>> Start Source excerpt

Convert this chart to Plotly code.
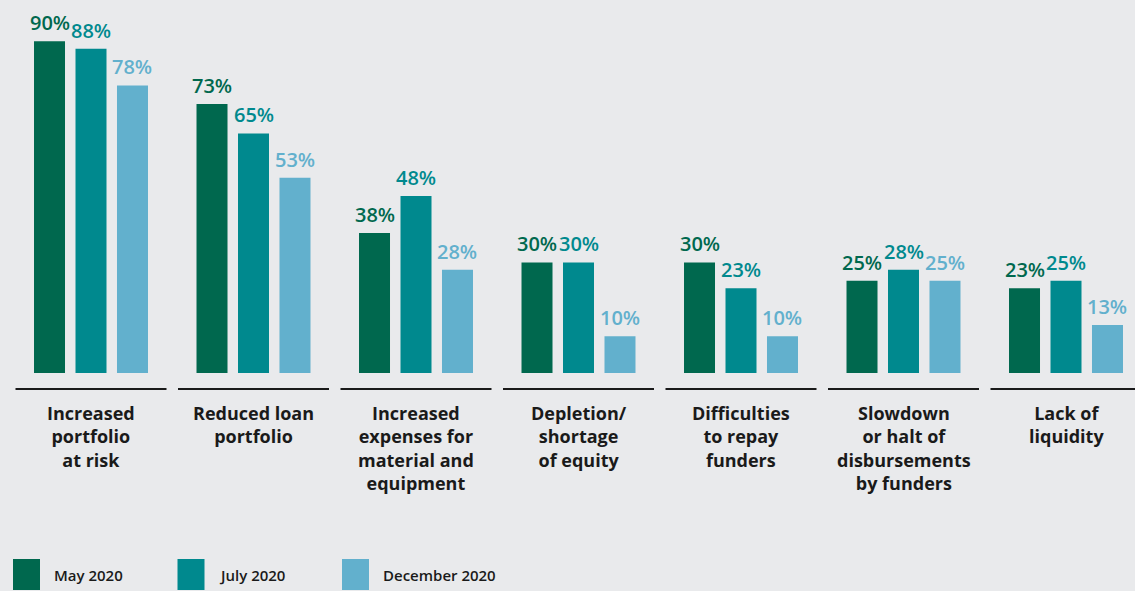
import plotly.graph_objects as go

# Survey results: share of respondents reporting each effect
categories = [
    "Increased<br>portfolio<br>at risk",
    "Reduced loan<br>portfolio",
    "Increased<br>expenses for<br>material and<br>equipment",
    "Depletion/<br>shortage<br>of equity",
    "Difficulties<br>to repay<br>funders",
    "Slowdown<br>or halt of<br>disbursements<br>by funders",
    "Lack of<br>liquidity",
]
series_names = ["May 2020", "July 2020", "December 2020"]
may_2020 = [90, 73, 38, 30, 30, 25, 23]
july_2020 = [88, 65, 48, 30, 23, 28, 25]
december_2020 = [78, 53, 28, 10, 10, 25, 13]

series_values = [may_2020, july_2020, december_2020]
colors = ["#00684e", "#00898e", "#62b0cd"]

BG = "#e9eaec"
FONT = "Open Sans"
W, H = 1135, 591
PLOT_H = 373  # pixel height of the bar area
BAR_GAP = 0.234
GROUP_GAP = 0.253

xs = list(range(len(categories)))
slot = (1 - BAR_GAP) / len(series_names)
offsets = [(k - (len(series_names) - 1) / 2) * slot for k in range(len(series_names))]

fig = go.Figure()
for name, vals, col in zip(series_names, series_values, colors):
    fig.add_trace(go.Bar(
        x=xs, y=vals, name=name, marker=dict(color=col, line=dict(width=0)),
        showlegend=False, hovertemplate="%{y}%<extra>" + name + "</extra>",
    ))

annotations = []
# value labels above each bar
for vals, col, off in zip(series_values, colors, offsets):
    for x, v in zip(xs, vals):
        annotations.append(dict(
            x=x + off, y=v, xref="x", yref="y", text=f"{v}%", showarrow=False,
            yanchor="bottom", xanchor="center", yshift=3,
            font=dict(family=FONT, size=20, color=col, weight=600),
        ))

# category labels under the axis segments
for x, label in zip(xs, categories):
    annotations.append(dict(
        x=x, y=(PLOT_H - 399) / PLOT_H, xref="x", yref="paper", text=label,
        showarrow=False, yanchor="top", xanchor="center", align="center",
        font=dict(family=FONT, size=18, color="#1a1a1a", weight=700),
    ))

shapes = []
# separate axis line segment under each group
seg_half = 0.4646
for x in xs:
    shapes.append(dict(
        type="line", xref="x", yref="paper",
        x0=x - seg_half, x1=x + seg_half,
        y0=(PLOT_H - 389) / PLOT_H, y1=(PLOT_H - 389) / PLOT_H,
        line=dict(color="#1a1a1a", width=2),
    ))

# custom legend: large swatches along the bottom
leg_x0, leg_pitch, sw_w = 13, 164.5, 27
sw_top, sw_bot = 559, 590
for k, (name, col) in enumerate(zip(series_names, colors)):
    left = leg_x0 + k * leg_pitch
    shapes.append(dict(
        type="rect", xref="paper", yref="paper",
        x0=left / W, x1=(left + sw_w) / W,
        y0=(PLOT_H - sw_bot) / PLOT_H, y1=(PLOT_H - sw_top) / PLOT_H,
        fillcolor=col, line=dict(width=0),
    ))
    annotations.append(dict(
        x=(left + sw_w + 12) / W, y=(PLOT_H - 575) / PLOT_H, xref="paper", yref="paper",
        text=name, showarrow=False, xanchor="left", yanchor="middle",
        font=dict(family=FONT, size=15, color="#1a1a1a", weight=600),
    ))

px_per_unit = 162.5
first_center = 91
fig.update_layout(
    width=W, height=H,
    margin=dict(l=0, r=0, t=0, b=H - PLOT_H),
    paper_bgcolor=BG, plot_bgcolor=BG,
    barmode="group", bargap=BAR_GAP, bargroupgap=GROUP_GAP,
    xaxis=dict(
        range=[-first_center / px_per_unit, (W - first_center) / px_per_unit],
        showgrid=False, zeroline=False, showticklabels=False, ticks="",
        showline=False, fixedrange=True,
    ),
    yaxis=dict(
        range=[0, PLOT_H / 3.686], showgrid=False, zeroline=False,
        showticklabels=False, ticks="", showline=False, fixedrange=True,
    ),
    annotations=annotations, shapes=shapes, showlegend=False,
)

fig.write_html("out.html")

>> End Source excerpt

**Written request**
Reproduce the material above verbatim; omit every picture.

**Response**
Convert this chart to Plotly code.
import plotly.graph_objects as go

# Survey results: share of respondents reporting each effect
categories = [
    "Increased<br>portfolio<br>at risk",
    "Reduced loan<br>portfolio",
    "Increased<br>expenses for<br>material and<br>equipment",
    "Depletion/<br>shortage<br>of equity",
    "Difficulties<br>to repay<br>funders",
    "Slowdown<br>or halt of<br>disbursements<br>by funders",
    "Lack of<br>liquidity",
]
series_names = ["May 2020", "July 2020", "December 2020"]
may_2020 = [90, 73, 38, 30, 30, 25, 23]
july_2020 = [88, 65, 48, 30, 23, 28, 25]
december_2020 = [78, 53, 28, 10, 10, 25, 13]

series_values = [may_2020, july_2020, december_2020]
colors = ["#00684e", "#00898e", "#62b0cd"]

BG = "#e9eaec"
FONT = "Open Sans"
W, H = 1135, 591
PLOT_H = 373  # pixel height of the bar area
BAR_GAP = 0.234
GROUP_GAP = 0.253

xs = list(range(len(categories)))
slot = (1 - BAR_GAP) / len(series_names)
offsets = [(k - (len(series_names) - 1) / 2) * slot for k in range(len(series_names))]

fig = go.Figure()
for name, vals, col in zip(series_names, series_values, colors):
    fig.add_trace(go.Bar(
        x=xs, y=vals, name=name, marker=dict(color=col, line=dict(width=0)),
        showlegend=False, hovertemplate="%{y}%<extra>" + name + "</extra>",
    ))

annotations = []
# value labels above each bar
for vals, col, off in zip(series_values, colors, offsets):
    for x, v in zip(xs, vals):
        annotations.append(dict(
            x=x + off, y=v, xref="x", yref="y", text=f"{v}%", showarrow=False,
            yanchor="bottom", xanchor="center", yshift=3,
            font=dict(family=FONT, size=20, color=col, weight=600),
        ))

# category labels under the axis segments
for x, label in zip(xs, categories):
    annotations.append(dict(
        x=x, y=(PLOT_H - 399) / PLOT_H, xref="x", yref="paper", text=label,
        showarrow=False, yanchor="top", xanchor="center", align="center",
        font=dict(family=FONT, size=18, color="#1a1a1a", weight=700),
    ))

shapes = []
# separate axis line segment under each group
seg_half = 0.4646
for x in xs:
    shapes.append(dict(
        type="line", xref="x", yref="paper",
        x0=x - seg_half, x1=x + seg_half,
        y0=(PLOT_H - 389) / PLOT_H, y1=(PLOT_H - 389) / PLOT_H,
        line=dict(color="#1a1a1a", width=2),
    ))

# custom legend: large swatches along the bottom
leg_x0, leg_pitch, sw_w = 13, 164.5, 27
sw_top, sw_bot = 559, 590
for k, (name, col) in enumerate(zip(series_names, colors)):
    left = leg_x0 + k * leg_pitch
    shapes.append(dict(
        type="rect", xref="paper", yref="paper",
        x0=left / W, x1=(left + sw_w) / W,
        y0=(PLOT_H - sw_bot) / PLOT_H, y1=(PLOT_H - sw_top) / PLOT_H,
        fillcolor=col, line=dict(width=0),
    ))
    annotations.append(dict(
        x=(left + sw_w + 12) / W, y=(PLOT_H - 575) / PLOT_H, xref="paper", yref="paper",
        text=name, showarrow=False, xanchor="left", yanchor="middle",
        font=dict(family=FONT, size=15, color="#1a1a1a", weight=600),
    ))

px_per_unit = 162.5
first_center = 91
fig.update_layout(
    width=W, height=H,
    margin=dict(l=0, r=0, t=0, b=H - PLOT_H),
    paper_bgcolor=BG, plot_bgcolor=BG,
    barmode="group", bargap=BAR_GAP, bargroupgap=GROUP_GAP,
    xaxis=dict(
        range=[-first_center / px_per_unit, (W - first_center) / px_per_unit],
        showgrid=False, zeroline=False, showticklabels=False, ticks="",
        showline=False, fixedrange=True,
    ),
    yaxis=dict(
        range=[0, PLOT_H / 3.686], showgrid=False, zeroline=False,
        showticklabels=False, ticks="", showline=False, fixedrange=True,
    ),
    annotations=annotations, shapes=shapes, showlegend=False,
)

fig.write_html("out.html")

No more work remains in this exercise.